Fantasmagoria
Karakteristik menonjol dalam dinamika demokrasi di Indonesia dalam beberapa tahun terakhir adalah begitu cepat muncul dan menghilangnya perhatian dan kesadaran publik.
Iring-iringan pergantian peristiwa, isu, dan representasinya dalam citraan media berlalu lalang dalam kecepatan tinggi.
Reaksi-reaksi emosional, eforistik, dan heroistik begitu cepat mengemuka, tapi dalam waktu singkat lenyap entah kemana.
Segalanya tergantikan oleh peristiwa dan kejutan-kejutan lain tanpa kita pernah mampu mengolah, menganalisis, dan menciptakan pengetahuan darinya, apalagi membangun gerakan sosial untuk mencipta perubahan. Citraan media mengendalikan ingatan publik hingga begitu cekak.
Berbagai peristiwa itu berlangsung dalam ruang waktu yang acak. Proses percepatannya nyaris tak mampu lagi diolah oleh kemampuan pikiran kolektif.

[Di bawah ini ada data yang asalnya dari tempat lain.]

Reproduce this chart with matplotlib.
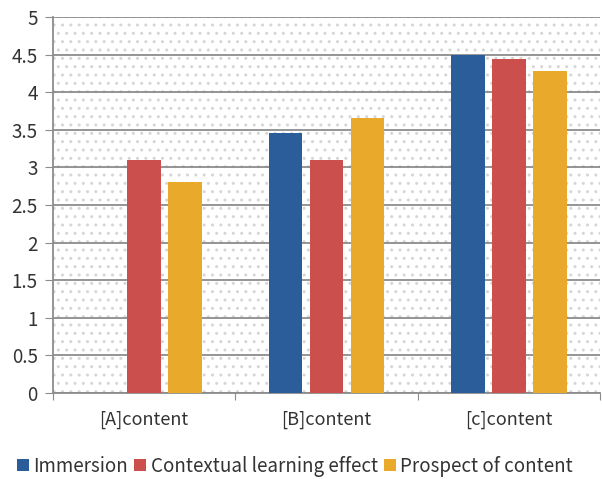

Akibatnya, pengritisan atasnya pun tak memiliki bentuk, kerangka, arah dan tujuan yang jelas. Dia hadir untuk kemudian hilang begitu saja dalam telaga lupa. Yang muncul hanya semacam turbulensi kesadaran, yang menghasilkan pikiran-pikiran yang tak berpola dan diprediksikan arahnya.

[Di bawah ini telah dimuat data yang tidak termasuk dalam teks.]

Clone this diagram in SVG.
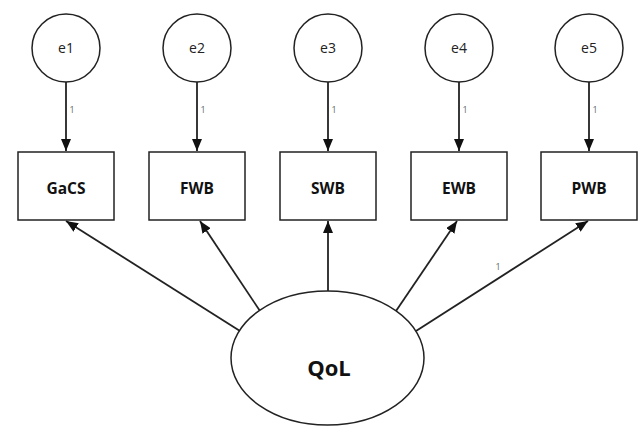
<svg xmlns="http://www.w3.org/2000/svg" width="642" height="427" viewBox="0 0 642 427">
<style>
.c{fill:#fff;stroke:#222;stroke-width:1.5}
.b{fill:#fff;stroke:#222;stroke-width:1.5}
.t{font-family:"Open Sans","Noto Sans",sans-serif;font-size:14px;fill:#222;text-anchor:middle}
.bt{font-family:"Open Sans","Noto Sans",sans-serif;font-size:15.5px;font-weight:bold;fill:#111;text-anchor:middle}
.w{font-family:"Open Sans","Noto Sans",sans-serif;font-size:9px;fill:#666;text-anchor:middle}
.l{stroke:#222;stroke-width:1.8;fill:none;marker-end:url(#ah)}
</style>
<defs>
<marker id="ah" viewBox="0 0 12 10" refX="12" refY="5" markerWidth="12" markerHeight="10" markerUnits="userSpaceOnUse" orient="auto">
<path d="M0,0 L12,5 L0,10 Z" fill="#111"/>
</marker>
</defs>
<rect width="642" height="427" fill="#fff"/>
<g id="connectors">
<line class="l" x1="66" y1="82" x2="66" y2="151"/>
<line class="l" x1="197" y1="82" x2="197" y2="151"/>
<line class="l" x1="328" y1="82" x2="328" y2="151"/>
<line class="l" x1="459" y1="82" x2="459" y2="151"/>
<line class="l" x1="589" y1="82" x2="589" y2="151"/>
<line class="l" x1="240" y1="331" x2="66" y2="221"/>
<line class="l" x1="260" y1="311" x2="200" y2="221"/>
<line class="l" x1="328" y1="291" x2="328" y2="221"/>
<line class="l" x1="396" y1="311" x2="457" y2="221"/>
<line class="l" x1="416" y1="331" x2="588" y2="221"/>
<text class="w" x="72" y="113">1</text>
<text class="w" x="203" y="113">1</text>
<text class="w" x="334" y="113">1</text>
<text class="w" x="465" y="113">1</text>
<text class="w" x="595" y="113">1</text>
<text class="w" x="498" y="270">1</text>
</g>
<g id="e1"><circle class="c" cx="66" cy="48" r="34"/><text class="t" x="66" y="53">e1</text></g>
<g id="e2"><circle class="c" cx="197" cy="48" r="34"/><text class="t" x="197" y="53">e2</text></g>
<g id="e3"><circle class="c" cx="328" cy="48" r="34"/><text class="t" x="328" y="53">e3</text></g>
<g id="e4"><circle class="c" cx="459" cy="48" r="34"/><text class="t" x="459" y="53">e4</text></g>
<g id="e5"><circle class="c" cx="589" cy="48" r="34"/><text class="t" x="589" y="53">e5</text></g>
<g id="GaCS"><rect class="b" x="18" y="152" width="96" height="68"/><text class="bt" x="66" y="194">GaCS</text></g>
<g id="FWB"><rect class="b" x="149" y="152" width="96" height="68"/><text class="bt" x="197" y="194">FWB</text></g>
<g id="SWB"><rect class="b" x="280" y="152" width="96" height="68"/><text class="bt" x="328" y="194">SWB</text></g>
<g id="EWB"><rect class="b" x="411" y="152" width="96" height="68"/><text class="bt" x="459" y="194">EWB</text></g>
<g id="PWB"><rect class="b" x="541" y="152" width="96" height="68"/><text class="bt" x="589" y="194">PWB</text></g>
<g id="QoL"><ellipse class="c" cx="327.5" cy="358" rx="96.5" ry="67"/><text class="bt" x="329" y="376" style="font-size:22px">QoL</text></g>
</svg>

Yasraf A Piliang pernah menyebut hal ini sebagai fantasmagoria (phantasme=produk fantasi atau ilus, agrorie=mengumpulkan). Sebuah bombardir citraan dan ilusi yang datang dan pergi dalam kecepatan tinggi, yang memborbardir ruang kesadaran.

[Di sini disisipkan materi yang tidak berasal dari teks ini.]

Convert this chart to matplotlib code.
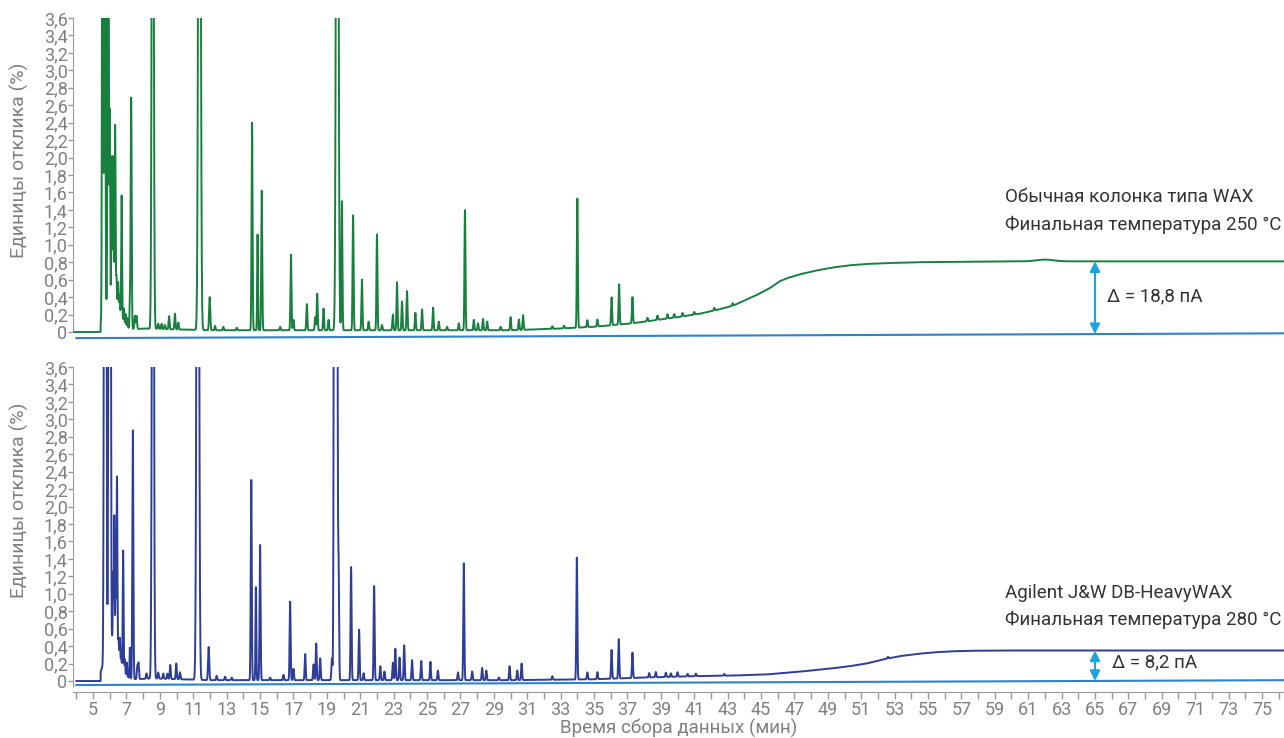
import numpy as np
import matplotlib
matplotlib.use("Agg")
import matplotlib.pyplot as plt
from matplotlib.ticker import FuncFormatter, MultipleLocator

plt.rcParams["font.family"] = ["Roboto", "DejaVu Sans"]

# --- data (time in min, response in %) ---
# top trace: conventional WAX column
wax_peak_t = [5.57, 5.70, 5.90, 6.00, 6.10, 6.16, 6.23, 6.32, 6.40, 6.50, 6.58, 6.71,
              6.85, 6.95, 7.05, 7.20, 7.28, 7.50, 7.60, 8.57, 8.90, 9.10, 9.30, 9.55,
              9.90, 10.10, 11.37, 11.98, 12.30, 12.80, 13.60, 14.52, 14.85, 15.10, 16.20,
              16.85, 17.00, 17.80, 18.30, 18.42, 18.80, 19.10, 19.62, 19.90, 20.57, 21.10,
              21.50, 22.00, 22.30, 22.95, 23.20, 23.50, 23.80, 24.30, 24.70, 25.36, 25.70,
              26.20, 26.90, 27.27, 27.80, 28.05, 28.35, 28.60, 29.40, 30.00, 30.50, 30.75,
              32.50, 33.20, 34.00, 34.60, 35.20, 36.05, 36.50, 37.30, 38.20, 38.80, 39.40,
              39.80, 40.30, 41.00, 42.20, 43.30, 62.00]
wax_peak_h = [9.0, 8.0, 9.0, 2.1, 0.6, 1.55, 0.85, 1.95, 0.25, 0.25, 0.15, 1.38,
              0.15, 0.12, 0.1, 0.33, 2.65, 0.15, 0.15, 10.0, 0.06, 0.06, 0.05, 0.15,
              0.18, 0.08, 12.0, 0.38, 0.05, 0.04, 0.03, 2.38, 1.1, 1.6, 0.04,
              0.87, 0.12, 0.3, 0.15, 0.42, 0.25, 0.12, 12.0, 1.48, 1.32, 0.58,
              0.1, 1.1, 0.06, 0.18, 0.55, 0.33, 0.45, 0.2, 0.24, 0.26, 0.1,
              0.04, 0.08, 1.38, 0.12, 0.08, 0.13, 0.1, 0.04, 0.15, 0.12, 0.17,
              0.03, 0.03, 1.48, 0.08, 0.08, 0.32, 0.46, 0.3, 0.04, 0.05, 0.05,
              0.04, 0.04, 0.03, 0.03, 0.03, 0.02]
wax_peak_w = [0.03, 0.03, 0.03, 0.02, 0.02, 0.02, 0.02, 0.025, 0.02, 0.02, 0.02, 0.025,
              0.02, 0.02, 0.02, 0.02, 0.03, 0.03, 0.03, 0.05, 0.03, 0.03, 0.03, 0.03,
              0.03, 0.03, 0.06, 0.035, 0.03, 0.03, 0.03, 0.03, 0.025, 0.03, 0.03,
              0.03, 0.03, 0.03, 0.03, 0.03, 0.03, 0.03, 0.06, 0.03, 0.03, 0.03,
              0.03, 0.03, 0.03, 0.03, 0.03, 0.03, 0.03, 0.03, 0.03, 0.03, 0.03,
              0.03, 0.03, 0.03, 0.03, 0.03, 0.03, 0.03, 0.03, 0.03, 0.03, 0.03,
              0.03, 0.03, 0.03, 0.03, 0.03, 0.03, 0.03, 0.03, 0.03, 0.03, 0.03,
              0.03, 0.03, 0.03, 0.03, 0.03, 0.5]
wax_hump = (6.15, 0.45, 0.4)  # centre, height, width of the unresolved early hump
wax_base_t = [3.9, 5.4, 8.0, 12.0, 30.0, 33.0, 35.0, 37.3, 40.0, 41.35, 42.5, 43.3,
              44.7, 45.5, 46.1, 46.6, 47.3, 48.3, 49.3, 50.3, 51.3, 52.5, 54.3, 59.3, 76.5]
wax_base_y = [0.0, 0.0, 0.04, 0.02, 0.02, 0.04, 0.06, 0.10, 0.17, 0.21, 0.26, 0.30,
              0.42, 0.50, 0.58, 0.62, 0.66, 0.705, 0.74, 0.765, 0.78, 0.79, 0.80, 0.81, 0.81]
wax_ref = [-0.07, -0.015]  # blank-run line at start / end

# bottom trace: Agilent J&W DB-HeavyWAX
hw_peak_t = [5.68, 5.78, 5.95, 6.05, 6.20, 6.27, 6.35, 6.43, 6.52, 6.60, 6.68, 6.80,
             6.90, 7.02, 7.20, 7.38, 7.65, 7.72, 8.20, 8.58, 8.90, 9.20, 9.45, 9.62,
             9.98, 10.20, 11.27, 11.92, 12.40, 12.90, 13.30, 14.47, 14.75, 15.00, 15.60,
             16.40, 16.80, 17.00, 17.70, 18.20, 18.36, 18.60, 19.30, 19.47, 19.58, 19.70,
             20.45, 20.93, 21.20, 21.83, 22.20, 22.45, 22.95, 23.10, 23.35, 23.63, 24.10,
             24.65, 25.20, 25.65, 26.85, 27.20, 27.70, 28.30, 28.55, 29.30, 29.94, 30.40,
             30.66, 32.50, 33.97, 34.60, 35.20, 36.05, 36.48, 37.30, 38.30, 38.70, 39.30,
             39.60, 40.00, 40.60, 41.10, 42.80, 52.60]
hw_peak_h = [8.0, 7.0, 8.0, 6.0, 0.75, 1.42, 0.8, 1.95, 0.15, 0.22, 0.05, 1.35,
             0.15, 0.15, 0.35, 2.85, 0.15, 0.18, 0.06, 10.0, 0.07, 0.06, 0.06, 0.16,
             0.18, 0.08, 12.0, 0.38, 0.05, 0.04, 0.03, 2.3, 1.07, 1.55, 0.03,
             0.06, 0.9, 0.13, 0.3, 0.18, 0.42, 0.25, 0.25, 14.0, 14.0, 1.3,
             1.3, 0.58, 0.08, 1.08, 0.16, 0.1, 0.2, 0.36, 0.26, 0.4, 0.23,
             0.22, 0.21, 0.11, 0.09, 1.34, 0.1, 0.14, 0.11, 0.03, 0.16, 0.11,
             0.19, 0.04, 1.4, 0.08, 0.08, 0.33, 0.45, 0.29, 0.05, 0.06, 0.05,
             0.04, 0.05, 0.03, 0.03, 0.02, 0.02]
hw_peak_w = [0.035, 0.03, 0.035, 0.025, 0.02, 0.02, 0.02, 0.025, 0.02, 0.02, 0.02, 0.025,
             0.02, 0.02, 0.02, 0.03, 0.03, 0.03, 0.03, 0.05, 0.03, 0.03, 0.03, 0.03,
             0.03, 0.03, 0.06, 0.035, 0.03, 0.03, 0.03, 0.03, 0.025, 0.03, 0.03,
             0.03, 0.03, 0.03, 0.03, 0.03, 0.03, 0.03, 0.03, 0.04, 0.04, 0.03,
             0.03, 0.03, 0.03, 0.03, 0.03, 0.03, 0.03, 0.03, 0.03, 0.03, 0.03,
             0.03, 0.03, 0.03, 0.03, 0.03, 0.03, 0.03, 0.03, 0.03, 0.03, 0.03,
             0.03, 0.03, 0.03, 0.03, 0.03, 0.03, 0.03, 0.03, 0.03, 0.03, 0.03,
             0.03, 0.03, 0.03, 0.03, 0.03, 0.03]
hw_hump = (6.15, 0.5, 0.4)
hw_base_t = [4.0, 5.5, 8.5, 12.0, 30.0, 35.0, 38.0, 41.35, 43.3, 45.3, 47.3, 49.3,
             50.3, 51.3, 52.5, 53.3, 54.3, 55.3, 56.3, 57.5, 59.3, 76.5]
hw_base_y = [0.0, 0.0, 0.03, 0.01, 0.01, 0.02, 0.04, 0.057, 0.063, 0.075, 0.107, 0.146,
             0.17, 0.20, 0.255, 0.285, 0.31, 0.328, 0.34, 0.347, 0.35, 0.35]
hw_ref = [-0.046, 0.01]

x_ticks = list(range(5, 77, 2))
y_ticks = [round(0.2 * i, 1) for i in range(19)]

delta_t = 65.0
labels_top = ["Обычная колонка типа WAX", "Финальная температура 250 °C", "Δ = 18,8 пА"]
labels_bot = ["Agilent J&W DB-HeavyWAX", "Финальная температура 280 °C", "Δ = 8,2 пА"]

GREEN = "#17803f"
NAVY = "#2e3d97"
REF = "#2d82c9"
ARROW = "#1aa3e3"
GRAY = "#808080"
TXT = "#333333"


def trace(t0, peak_t, peak_h, peak_w, hump, base_t, base_y):
    t = np.arange(t0, 76.5, 0.004)
    y = np.interp(t, base_t, base_y)
    ok = t > 5.45
    y += ok * hump[1] * np.exp(-0.5 * ((t - hump[0]) / hump[2]) ** 2)
    for c, h, w in zip(peak_t, peak_h, peak_w):
        y += h * np.exp(-0.5 * ((t - c) / w) ** 2)
    return t, y


fig = plt.figure(figsize=(12.84, 7.38), dpi=100)
ax1 = fig.add_axes([0.0569, 0.5383, 0.9431, 0.4373])
ax2 = fig.add_axes([0.0569, 0.0630, 0.9431, 0.4397])

panels = [
    (ax1, wax_peak_t, wax_peak_h, wax_peak_w, wax_hump, wax_base_t, wax_base_y, wax_ref,
     GREEN, labels_top, -0.1, 3.9),
    (ax2, hw_peak_t, hw_peak_h, hw_peak_w, hw_hump, hw_base_t, hw_base_y, hw_ref,
     NAVY, labels_bot, -0.12, 4.0),
]

for ax, pt, ph, pw, hump, bt, by, ref, col, labs, ymin, t0 in panels:
    t, y = trace(t0, pt, ph, pw, hump, bt, by)
    ax.plot([4.0, 76.5], ref, color=REF, lw=1.5, zorder=2)
    ax.plot(t, y, color=col, lw=1.4, zorder=3)
    ax.set_xlim(3.8, 76.32)
    ax.set_ylim(ymin, 3.6)

    top_y = np.interp(delta_t, bt, by)
    ref_y = np.interp(delta_t, [4.0, 76.5], ref)
    ax.annotate("", xy=(delta_t, top_y), xytext=(delta_t, ref_y),
                arrowprops=dict(arrowstyle="<|-|>", color=ARROW, lw=1.5,
                                mutation_scale=15, shrinkA=0, shrinkB=0))

    for s in ["top", "right"]:
        ax.spines[s].set_visible(False)
    ax.spines["left"].set_color("#999999")
    ax.set_yticks(y_ticks)
    ax.yaxis.set_major_formatter(FuncFormatter(
        lambda v, p: "0" if abs(v) < 1e-9 else f"{v:.1f}".replace(".", ",")))
    ax.tick_params(axis="y", colors="#999999", labelcolor=GRAY, labelsize=13,
                   length=3.5, width=1, pad=0.5)
    ax.set_ylabel("Единицы отклика (%)", fontsize=14, color=GRAY)

ax1.spines["left"].set_bounds(0, 3.6)
ax2.spines["left"].set_bounds(-0.06, 3.6)
ax1.yaxis.set_label_coords(-0.036, 0.56)
ax2.yaxis.set_label_coords(-0.036, 0.59)

ax1.spines["bottom"].set_visible(False)
ax1.set_xticks([])

ax2.spines["bottom"].set_color("#999999")
ax2.set_xticks(x_ticks)
ax2.xaxis.set_minor_locator(MultipleLocator(1))
ax2.tick_params(axis="x", which="both", colors="#999999", labelcolor=GRAY,
                labelsize=13, length=5, width=1, pad=2)
ax2.set_xlabel("Время сбора данных (мин)", fontsize=13.5, color=GRAY, labelpad=0)

# annotation texts
ax1.text(59.6, 1.55, labels_top[0], fontsize=13.5, color=TXT, va="center")
ax1.text(59.6, 1.23, labels_top[1], fontsize=13.5, color=TXT, va="center")
ax1.text(65.7, 0.41, labels_top[2], fontsize=13.5, color=TXT, va="center")
ax2.text(59.6, 1.01, labels_bot[0], fontsize=13.5, color=TXT, va="center")
ax2.text(59.6, 0.70, labels_bot[1], fontsize=13.5, color=TXT, va="center")
ax2.text(66.0, 0.21, labels_bot[2], fontsize=13.5, color=TXT, va="center")

fig.savefig("out.png", dpi=100)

Hal ini karena semakin mudahnya akses ke berbagai gerbang informasi di berbagai media, terutama televisi dan internet.
Kita hidup pada suatu masa di mana fakta-fakta bersimpang siur dengan rekayasa; tanda melebur dengan realitas; dusta bersenyawa dengan kebenaran. Kategori-kategori kebenaran, kepalsuan, keaslian, isu, realitas seakan-akan tidak berlaku lagi.
Tanpa kita sadari, seiring waktu, elite-elite politik menyadari kecenderungan ini dan memanfaatkannya. Mereka tanpa perlu malu memanfaatkan jabatan dan uang negara untuk kepentingan pribadi, mencipta kontroversi, mereguk popularitas, mencipta disinformasi untuk mengaburkan fakta dan kebenaran, lalu membangun citra simpatik untuk menambal kebobrokan dengan serangkaian hipokrisi dengan uang yang didapat dari hanky panky. Untuk akhirnya terpilih kembali dalam pemilu. Reguk keuntungan lagi. Begitu seterusnya.